◆ **Short task**
Pictures do not belong in the output. Reproduce exactly the lines from the start of the records through the line with "PW, PH = W - ML - MR, H - MT - MB".

# START OF Data shown

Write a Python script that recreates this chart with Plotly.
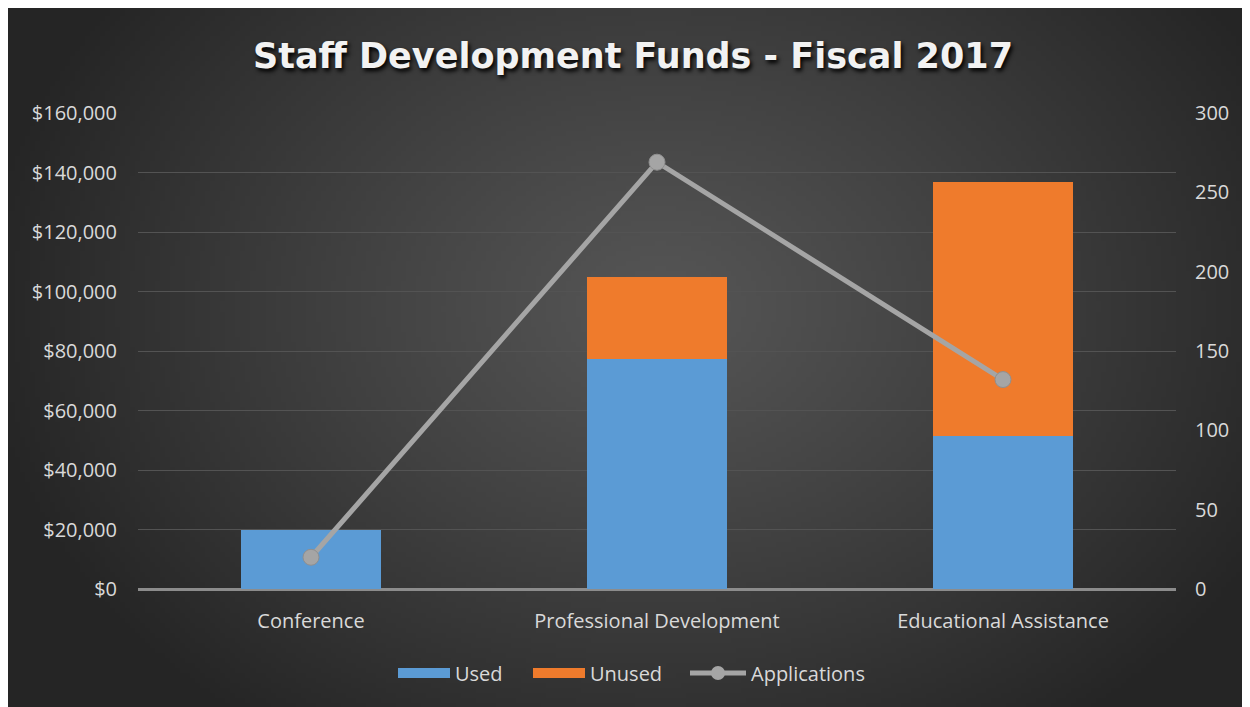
import base64, struct, zlib
import numpy as np
import plotly.graph_objects as go

categories = ["Conference", "Professional Development", "Educational Assistance"]
used = [19800, 77300, 51400]
unused = [0, 27600, 85400]
applications = [20, 269, 132]

W, H = 1250, 707
ML, MR, MT, MB = 130, 82, 105, 126
PW, PH = W - ML - MR, H - MT - MB


def make_png(arr):
    h, w, _ = arr.shape
    raw = b"".join(b"\x00" + arr[i].tobytes() for i in range(h))
    def chunk(tag, data):
        c = struct.pack(">I", len(data)) + tag + data
        return c + struct.pack(">I", zlib.crc32(tag + data) & 0xFFFFFFFF)
    png = b"\x89PNG\r\n\x1a\n"
    png += chunk(b"IHDR", struct.pack(">IIBBBBB", w, h, 8, 2, 0, 0, 0))
    png += chunk(b"IDAT", zlib.compress(raw, 9))
    png += chunk(b"IEND", b"")
    return "data:image/png;base64," + base64.b64encode(png).decode()


# radial background gradient (decoration)
gw, gh = 250, 141
yy, xx = np.mgrid[0:gh, 0:gw]
cx, cy = gw * 0.52, gh * 0.42
d = np.sqrt(((xx - cx) / (gw * 0.55)) ** 2 + ((yy - cy) / (gh * 0.75)) ** 2)
d = np.clip(d, 0, 1)
val = 0x56 + (0x25 - 0x56) * d ** 1.1
bg = np.stack([val, val, val], axis=-1).astype(np.uint8)
bg_uri = make_png(bg)

TXT = "#d9d9d9"
FONT = "Open Sans"
BLUE = "#5b9bd5"
ORANGE = "#ef7b2c"
GRAY = "#a5a5a5"

fig = go.Figure()
fig.add_trace(go.Bar(name="Used", x=categories, y=used, legendgroup="used",
                     showlegend=False,
                     marker=dict(color=BLUE, line=dict(width=0))))
fig.add_trace(go.Bar(name="Unused", x=categories, y=unused, legendgroup="unused",
                     showlegend=False,
                     marker=dict(color=ORANGE, line=dict(width=0))))
fig.add_trace(go.Scatter(name="Applications", x=categories, y=applications,
                         yaxis="y2", mode="lines+markers", showlegend=False,
                         legendgroup="apps",
                         line=dict(color=GRAY, width=5),
                         marker=dict(color=GRAY, size=16,
                                     line=dict(color="#8f8f8f", width=1))))
# legend swatches (wide rectangles like the original), one legend each
fig.add_trace(go.Scatter(name="Used", x=[None], y=[None], mode="lines",
                         legendgroup="used", legend="legend",
                         line=dict(color=BLUE, width=14)))
fig.add_trace(go.Scatter(name="Unused", x=[None], y=[None], mode="lines",
                         legendgroup="unused", legend="legend2",
                         line=dict(color=ORANGE, width=14)))
fig.add_trace(go.Scatter(name="Applications", x=[None], y=[None],
                         mode="lines+markers", legendgroup="apps",
                         legend="legend3",
                         line=dict(color=GRAY, width=5),
                         marker=dict(color=GRAY, size=14)))

leg_y = -(665 - (H - MB)) / PH


def leg(xpix, iw):
    return dict(orientation="h", x=(xpix - 13 - ML) / PW, xanchor="left",
                y=leg_y, yanchor="middle",
                font=dict(size=20, color=TXT), bgcolor="rgba(0,0,0,0)",
                itemwidth=iw)


fig.update_layout(
    width=W, height=H,
    margin=dict(l=ML, r=MR, t=MT, b=MB),
    paper_bgcolor="#262626",
    plot_bgcolor="rgba(0,0,0,0)",
    barmode="stack",
    bargap=0.595,
    font=dict(family=FONT, color=TXT, size=20),
    title=dict(text="<b>Staff Development Funds - Fiscal 2017</b>",
               x=0.5, xanchor="center", y=0.932, yanchor="middle",
               font=dict(family="DejaVu Sans", size=35, color="#f2f2f2",
                         shadow="2px 3px 4px #000000")),
    xaxis=dict(showgrid=False, showline=False, ticks="",
               tickfont=dict(size=20, color=TXT), ticklabelstandoff=18),
    yaxis=dict(range=[0, 160000], dtick=20000, tickprefix="$",
               tickformat=",d", gridcolor="#535353", gridwidth=1.2,
               zeroline=True, zerolinecolor="#8c8c8c", zerolinewidth=2.5,
               showline=False, ticks="", ticklabelstandoff=20,
               tickfont=dict(size=20, color=TXT)),
    yaxis2=dict(range=[0, 300], dtick=50, overlaying="y", side="right",
                showgrid=False, zeroline=False, showline=False, ticks="",
                ticklabelstandoff=18, tickfont=dict(size=20, color=TXT)),
    legend=leg(398, 52),
    legend2=leg(533, 52),
    legend3=leg(690, 56),
    images=[dict(source=bg_uri, xref="paper", yref="paper",
                 x=-ML / PW, y=1 + MT / PH, sizex=W / PW, sizey=H / PH,
                 xanchor="left", yanchor="top", sizing="stretch",
                 layer="below")],
)

fig.write_html("out.html")
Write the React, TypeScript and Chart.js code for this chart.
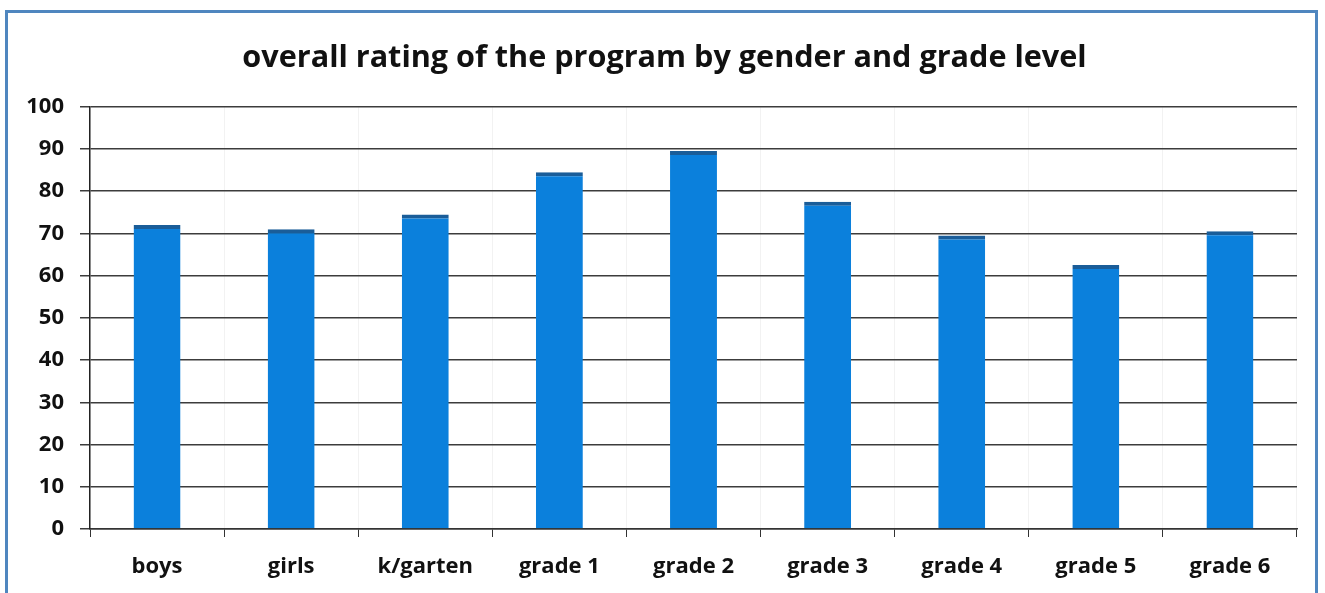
import React, { useEffect, useRef } from "react";
import { Chart, registerables } from "chart.js";

Chart.register(...registerables);

const categories = ["boys", "girls", "k/garten", "grade 1", "grade 2", "grade 3", "grade 4", "grade 5", "grade 6"];
const ratings = [72, 71, 74.5, 84.5, 89.5, 77.5, 69.5, 62.5, 70.5];
const yTicks = [0, 10, 20, 30, 40, 50, 60, 70, 80, 90, 100];
const chartTitle = "overall rating of the program by gender and grade level";

const FONT = "'Open Sans', 'Liberation Sans', sans-serif";

// nudges the title block so it is centred on the framed area rather than the padded canvas
const titleOffset = {
  id: "titleOffset",
  afterLayout(chart: any) {
    const t = chart.titleBlock;
    if (t) {
      t.left += 12;
      t.right += 12;
    }
  },
};

export default function App() {
  const canvasRef = useRef<HTMLCanvasElement | null>(null);

  useEffect(() => {
    const canvas = canvasRef.current;
    if (!canvas) return;
    const chart = new Chart(canvas, {
      type: "bar",
      data: {
        labels: categories,
        datasets: [
          {
            data: ratings,
            backgroundColor: "#0b80dc",
            borderColor: "#1a5d99",
            borderWidth: { top: 4, left: 0, right: 0, bottom: 0 },
            borderSkipped: "start",
            barPercentage: 0.35,
            categoryPercentage: 1,
          },
        ],
      },
      plugins: [titleOffset],
      options: {
        animation: false,
        responsive: false,
        maintainAspectRatio: false,
        layout: { padding: { left: 8, right: 28, top: 0, bottom: 0 } },
        plugins: {
          legend: { display: false },
          tooltip: { enabled: false },
          title: {
            display: true,
            text: chartTitle,
            color: "#111",
            font: { family: FONT, size: 30.6, weight: "bold", lineHeight: 1.2 },
            padding: { top: 40, bottom: 30 },
          },
        },
        scales: {
          x: {
            grid: {
              offset: true,
              drawOnChartArea: true,
              color: "rgba(0,0,0,0.05)",
              tickColor: "#333",
              tickLength: 8,
              lineWidth: 1,
            },
            border: { display: true, color: "#333", width: 1.5 },
            ticks: {
              color: "#111",
              padding: 17,
              font: { family: FONT, size: 22, weight: "bold" },
            },
            afterFit: (scale: any) => {
              scale.height = 64;
            },
          },
          y: {
            min: 0,
            max: 100,
            afterBuildTicks: (scale: any) => {
              scale.ticks = yTicks.map((v) => ({ value: v }));
            },
            grid: {
              color: "#3c3c3c",
              tickColor: "#3c3c3c",
              tickLength: 10,
              lineWidth: 1.5,
            },
            border: { display: true, color: "#222", width: 1.5 },
            ticks: {
              color: "#111",
              padding: 16,
              font: { family: FONT, size: 22, weight: "bold" },
            },
            afterFit: (scale: any) => {
              scale.width = 82;
            },
          },
        },
      },
    });
    return () => chart.destroy();
  }, []);

  return (
    <div style={{ position: "fixed", left: 0, top: 0, width: 1325, height: 593, background: "#fff", overflow: "hidden" }}>
      <div
        style={{
          position: "absolute",
          left: 5,
          top: 10,
          width: 1313,
          height: 600,
          border: "3px solid #4f86bf",
          boxSizing: "border-box",
        }}
      />
      <canvas ref={canvasRef} width={1325} height={593} style={{ position: "absolute", left: 0, top: 0 }} />
    </div>
  );
}
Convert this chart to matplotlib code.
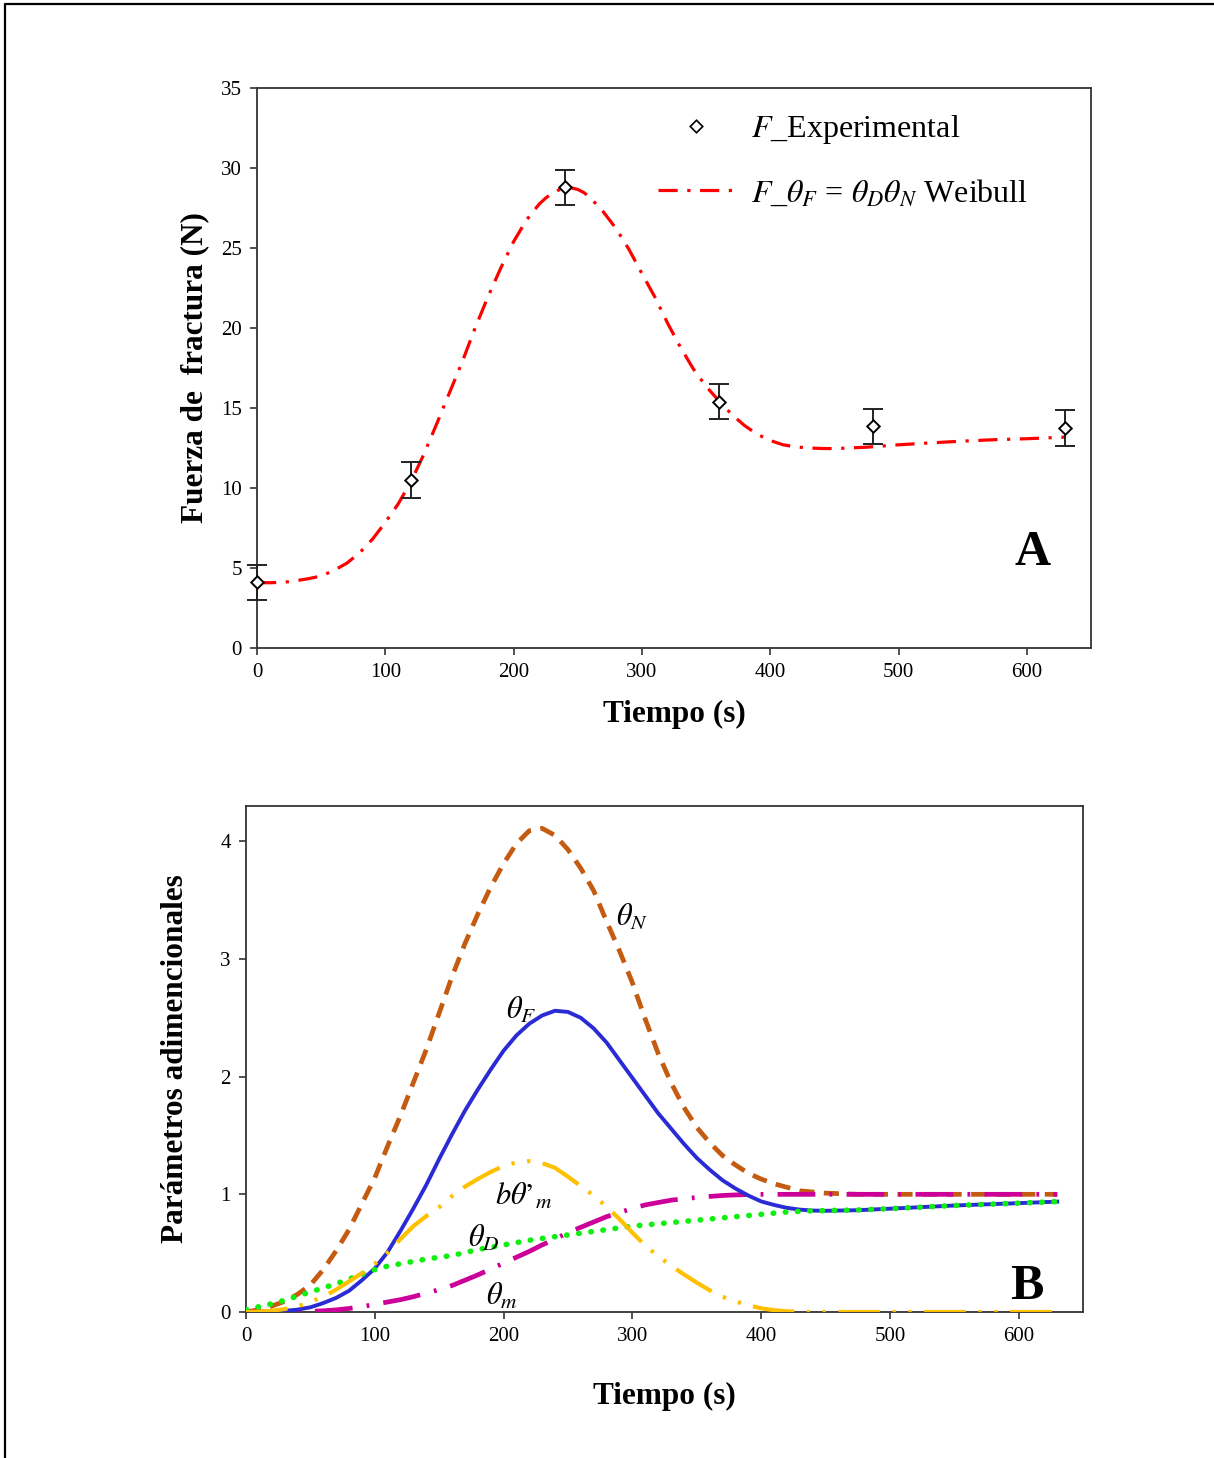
import matplotlib
matplotlib.use("Agg")
import matplotlib.pyplot as plt
from matplotlib.lines import Line2D

plt.rcParams['font.family'] = ['Liberation Serif', 'DejaVu Serif']
plt.rcParams['mathtext.fontset'] = 'stix'

# --- panel A: fracture force ---
t_exp = [0, 120, 240, 360, 480, 630]
f_exp = [4.1, 10.5, 28.8, 15.4, 13.85, 13.75]
f_err = [1.1, 1.1, 1.1, 1.1, 1.1, 1.1]

t_fit = [0, 10, 20, 30, 40, 50, 60, 70, 80, 90, 100, 110, 120, 130, 140, 150,
         160, 170, 180, 190, 200, 210, 220, 225, 230, 235, 240, 245, 250, 255,
         260, 270, 280, 290,
         300, 310, 320, 330, 340, 350, 360, 370, 380, 390, 400, 410, 420, 430,
         440, 450, 475, 500, 525, 550, 575, 600, 630]
f_fit = [4.08, 4.08, 4.1, 4.2, 4.33, 4.5, 4.85, 5.3, 5.95, 6.8, 7.85, 9.0,
         10.4, 12.1, 14.0, 15.95, 17.9, 20.0, 21.95, 23.75, 25.4, 26.75, 27.75,
         28.12, 28.42, 28.62, 28.74, 28.76, 28.66, 28.45,
         28.12, 27.25, 26.2, 24.9, 23.4, 21.95, 20.3, 18.8,
         17.45, 16.35, 15.45, 14.6, 13.9, 13.35, 12.97, 12.7, 12.57, 12.5,
         12.47, 12.46, 12.55, 12.7, 12.82, 12.93, 13.02, 13.08, 13.18]

# --- panel B: dimensionless parameters ---
t_b = [0, 10, 20, 30, 40, 50, 60, 70, 80, 90, 100, 110, 120, 130, 140, 150,
       160, 170, 180, 190, 200, 210, 220, 230, 240, 250, 260, 270, 280, 290,
       300, 310, 320, 330, 340, 350, 360, 370, 380, 390, 400, 410, 420, 430,
       440, 450, 475, 500, 550, 600, 630]
theta_N = [0.0, 0.02, 0.05, 0.09, 0.15, 0.23, 0.36, 0.52, 0.70, 0.92, 1.14,
           1.41, 1.67, 1.95, 2.23, 2.54, 2.85, 3.13, 3.38, 3.61, 3.81, 3.98,
           4.09, 4.11, 4.05, 3.93, 3.77, 3.58, 3.32, 3.07, 2.80, 2.49, 2.20,
           1.95, 1.74, 1.57, 1.44, 1.33, 1.25, 1.18, 1.13, 1.09, 1.06, 1.03,
           1.02, 1.01, 1.0, 1.0, 1.0, 1.0, 1.0]
theta_F = [0.0, 0.0, 0.003, 0.01, 0.02, 0.04, 0.076, 0.12, 0.18, 0.27, 0.37,
           0.51, 0.69, 0.88, 1.08, 1.30, 1.51, 1.71, 1.89, 2.06, 2.22, 2.35,
           2.45, 2.52, 2.56, 2.55, 2.50, 2.41, 2.29, 2.14, 1.99, 1.84, 1.69,
           1.56, 1.43, 1.31, 1.21, 1.12, 1.05, 0.99, 0.94, 0.91, 0.885, 0.87,
           0.862, 0.86, 0.865, 0.878, 0.905, 0.925, 0.938]
theta_D = [0.02, 0.045, 0.07, 0.10, 0.135, 0.17, 0.205, 0.24, 0.28, 0.32, 0.36,
           0.39, 0.41, 0.43, 0.45, 0.465, 0.48, 0.505, 0.53, 0.55, 0.57, 0.59,
           0.61, 0.625, 0.64, 0.655, 0.67, 0.685, 0.70, 0.715, 0.73, 0.74,
           0.75, 0.76, 0.77, 0.78, 0.79, 0.80, 0.81, 0.82, 0.83, 0.84, 0.85,
           0.855, 0.86, 0.862, 0.867, 0.878, 0.905, 0.925, 0.938]
theta_m = [0.0, 0.0, 0.0, 0.0, 0.0, 0.005, 0.01, 0.018, 0.03, 0.045, 0.065,
           0.085, 0.105, 0.13, 0.16, 0.19, 0.225, 0.27, 0.315, 0.365, 0.415,
           0.465, 0.515, 0.57, 0.62, 0.675, 0.72, 0.765, 0.81, 0.845, 0.88,
           0.91, 0.93, 0.95, 0.963, 0.973, 0.982, 0.99, 0.995, 0.998, 1.0,
           1.0, 1.0, 1.0, 1.0, 1.0, 1.0, 1.0, 1.0, 1.0, 1.0]
b_dtheta_m = [0.0, 0.003, 0.01, 0.025, 0.048, 0.085, 0.13, 0.19, 0.26, 0.33,
              0.41, 0.505, 0.62, 0.73, 0.815, 0.89, 0.985, 1.065, 1.13, 1.19,
              1.24, 1.272, 1.282, 1.265, 1.225, 1.15, 1.07, 0.99, 0.895, 0.79,
              0.675, 0.565, 0.475, 0.395, 0.32, 0.25, 0.185, 0.13, 0.09, 0.057,
              0.032, 0.015, 0.006, 0.002, 0.0, 0.0, 0.0, 0.0, 0.0, 0.0, 0.0]

W, H = 1214, 1458
fig = plt.figure(figsize=(W / 100, H / 100), dpi=100)

# outer frame (left and top edges only)
fig.add_artist(Line2D([5 / W, 5 / W, 1.0], [0.0, 1 - 4 / H, 1 - 4 / H],
                      transform=fig.transFigure, color='black', lw=1.6))

spine_col = '#333333'
tick_fs = 15
lab_fs = 22.5
diamond = (4, 0, 0)


def style_axes(ax):
    for s in ax.spines.values():
        s.set_color(spine_col)
        s.set_linewidth(1.3)
    ax.tick_params(direction='out', length=5, width=1.2, color=spine_col,
                   labelsize=tick_fs, pad=6)
    ax.tick_params(axis='y', which='both', right=False)
    ax.tick_params(axis='x', which='both', top=False)


# ---------------- panel A ----------------
axA = fig.add_axes([257 / W, 1 - 648 / H, (1091 - 257) / W, (648 - 88) / H])
fit_line, = axA.plot(t_fit, f_fit, color='red', lw=2.3, ls=(0, (6, 3, 1, 3)),
                     zorder=2)
axA.errorbar(t_exp, f_exp, yerr=f_err, fmt='none', ecolor='#222222',
             elinewidth=1.4, capsize=7, capthick=1.4, clip_on=False, zorder=3)
axA.plot(t_exp, f_exp, ls='none', marker=diamond, ms=9, mfc='white',
         mec='black', mew=1.4, clip_on=False, zorder=4)
axA.set_xlim(0, 650)
axA.set_ylim(0, 35)
axA.set_xticks(range(0, 601, 100))
axA.set_yticks(range(0, 36, 5))
style_axes(axA)
axA.set_xlabel('Tiempo (s)', fontsize=lab_fs, fontweight='bold', labelpad=13)
axA.set_ylabel('Fuerza de  fractura (N)', fontsize=lab_fs, fontweight='bold',
               labelpad=8)
exp_handle = Line2D([], [], ls='none', marker=diamond, ms=9, mfc='white',
                    mec='black', mew=1.2)
axA.legend([exp_handle, fit_line],
           [r'$F$_Experimental', r'$F$_$\theta_F$ = $\theta_D\theta_N$ Weibull'],
           loc='upper left', bbox_to_anchor=(0.481, 0.955), frameon=False,
           fontsize=23, handlelength=2.35, handletextpad=0.55,
           labelspacing=1.0, borderpad=0, borderaxespad=0)
axA.text(0.93, 0.17, 'A', transform=axA.transAxes, fontsize=36,
         fontweight='bold', ha='center', va='center')

# ---------------- panel B ----------------
axB = fig.add_axes([246 / W, 1 - 1312 / H, (1083 - 246) / W, (1312 - 806) / H])
axB.plot(t_b, theta_N, color='#C55A11', lw=3.4, ls=(0, (3.2, 2.0)), zorder=2)
axB.plot(t_b, theta_m, color='#CC0099', lw=3.4, ls=(0, (8, 3, 0.6, 3)),
         zorder=3)
axB.plot(t_b, theta_F, color='#2B2BD6', lw=2.8, zorder=4)
axB.plot(t_b, theta_D, color='#11EE11', lw=4.0, ls=(0, (0.1, 2.1)),
         dash_capstyle='round', zorder=5)
axB.plot(t_b, b_dtheta_m, color='#FFC000', lw=3.0,
         ls=(0, (10, 3, 0.8, 3, 0.8, 3)), zorder=6)
axB.set_xlim(0, 650)
axB.set_ylim(0, 4.3)
axB.set_xticks(range(0, 601, 100))
axB.set_yticks(range(0, 5))
style_axes(axB)
axB.set_xlabel('Tiempo (s)', fontsize=lab_fs, fontweight='bold', labelpad=26)
axB.set_ylabel('Parámetros adimencionales', fontsize=lab_fs,
               fontweight='bold', labelpad=22)

lab_kw = dict(fontsize=22, ha='center', va='center', zorder=7)
axB.text(300, 3.35, r'$\theta_N$', **lab_kw)
axB.text(214, 2.56, r'$\theta_F$', **lab_kw)
axB.text(216, 0.98, r'$b\theta\mathrm{’}_m$', **lab_kw)
axB.text(185, 0.62, r'$\theta_D$', **lab_kw)
axB.text(199, 0.13, r'$\theta_m$', **lab_kw)
axB.text(0.933, 0.049, 'B', transform=axB.transAxes, fontsize=36,
         fontweight='bold', ha='center', va='center')

fig.savefig('out.png', dpi=100)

# END OF Data shown

◆ **Task result**
Write a Python script that recreates this chart with Plotly.
import base64, struct, zlib
import numpy as np
import plotly.graph_objects as go

categories = ["Conference", "Professional Development", "Educational Assistance"]
used = [19800, 77300, 51400]
unused = [0, 27600, 85400]
applications = [20, 269, 132]

W, H = 1250, 707
ML, MR, MT, MB = 130, 82, 105, 126
PW, PH = W - ML - MR, H - MT - MB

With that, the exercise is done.